Lara Croft is back in an epic adventure that takes you through Mesoamerica to the lost city of Paititi. In Shadow of the Tomb Raider you can expect mesmerising landscapes to traverse, plenty of weapons to master, and of course, as one of the first games to support ray-traced shadows, this is an ideal title for testing your new GeForce RTX hardware.

It's worth investigating how RTX-specific features such as DLSS and ray tracing hold up for this second-rung gaming card. RTX-optimised titles exact varying tolls on performance, depending upon just how much of the scene benefits from real-time ray tracing.

Shadow of the Tomb Raider is one of the easier engines for GeForce RTX, because its improvements are limited to shadows. From looking at how it works compared to running straight-up rendering, we reckon that only the ultra ray tracing preset makes sense: high and medium don't provide enough of a discernible quality difference to be worth it. On the point of DLSS, it's certainly at least as good as TAA, visually.

One idiosyncrasy of GeForce RTX is that certain cards are limited with respect to the resolution that they can run DLSS at. For example, the review RTX 2080 Super cannot run DLSS at FHD (1,920x1080). Why? Because its Tensor Cores cannot keep up with the high-ish frame rate, according to Nvidia. This is why you don't see DLSS results in the first graph. Kind of annoying, right?

Takeaways. There's a pretty substantial hit when turning ray tracing to ultra at FHD - average frame rate drops from 141fps to 84fps, which is still good enough for fluid gameplay.

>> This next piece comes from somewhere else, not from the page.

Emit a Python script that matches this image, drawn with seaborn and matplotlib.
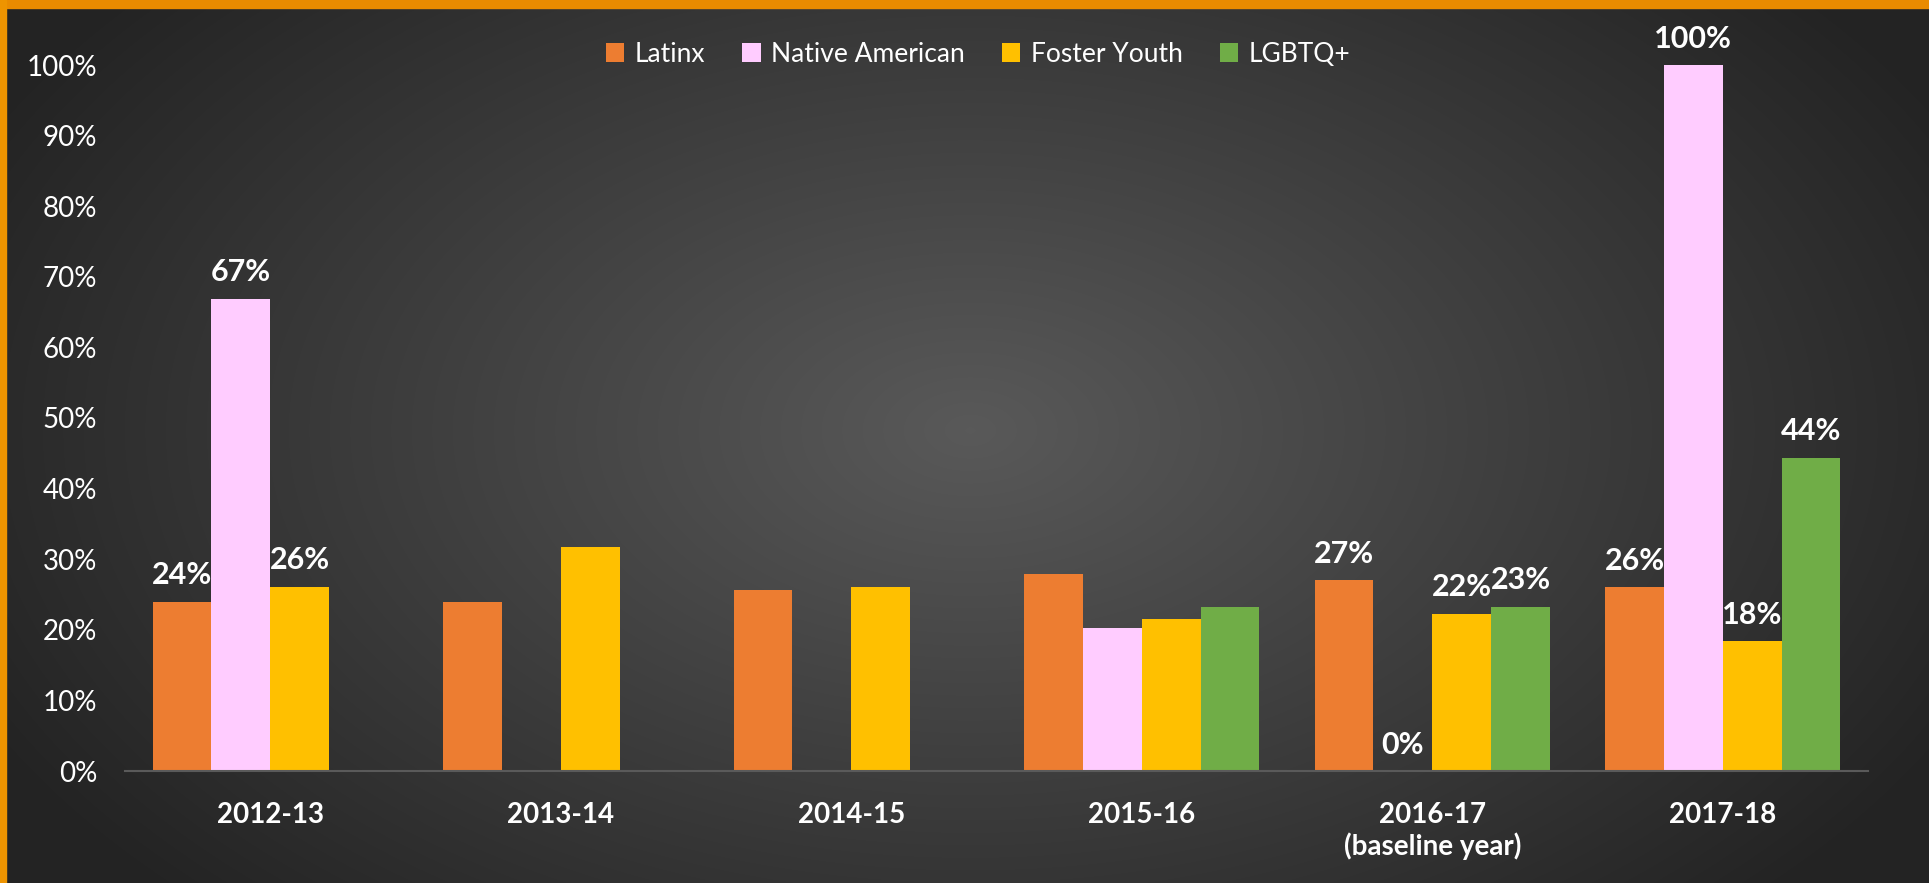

Looking at QHD, the baseline result is an average 96fps. Our preferred combination of DLSS and ray tracing (ultra) drops this to 70fps, a figure that is still acceptable for those ever-so-smooth shadows.

Moving on up to UHD, there isn't much of a performance hit for applying DLSS and ray tracing (ultra), though it's hard to ignore the massive frame-rate hike when using just DLSS alone.

We'd still probably choose the combination of DLSS and ultra-level ray tracing, for image quality that the current crop of Radeons cannot replicate.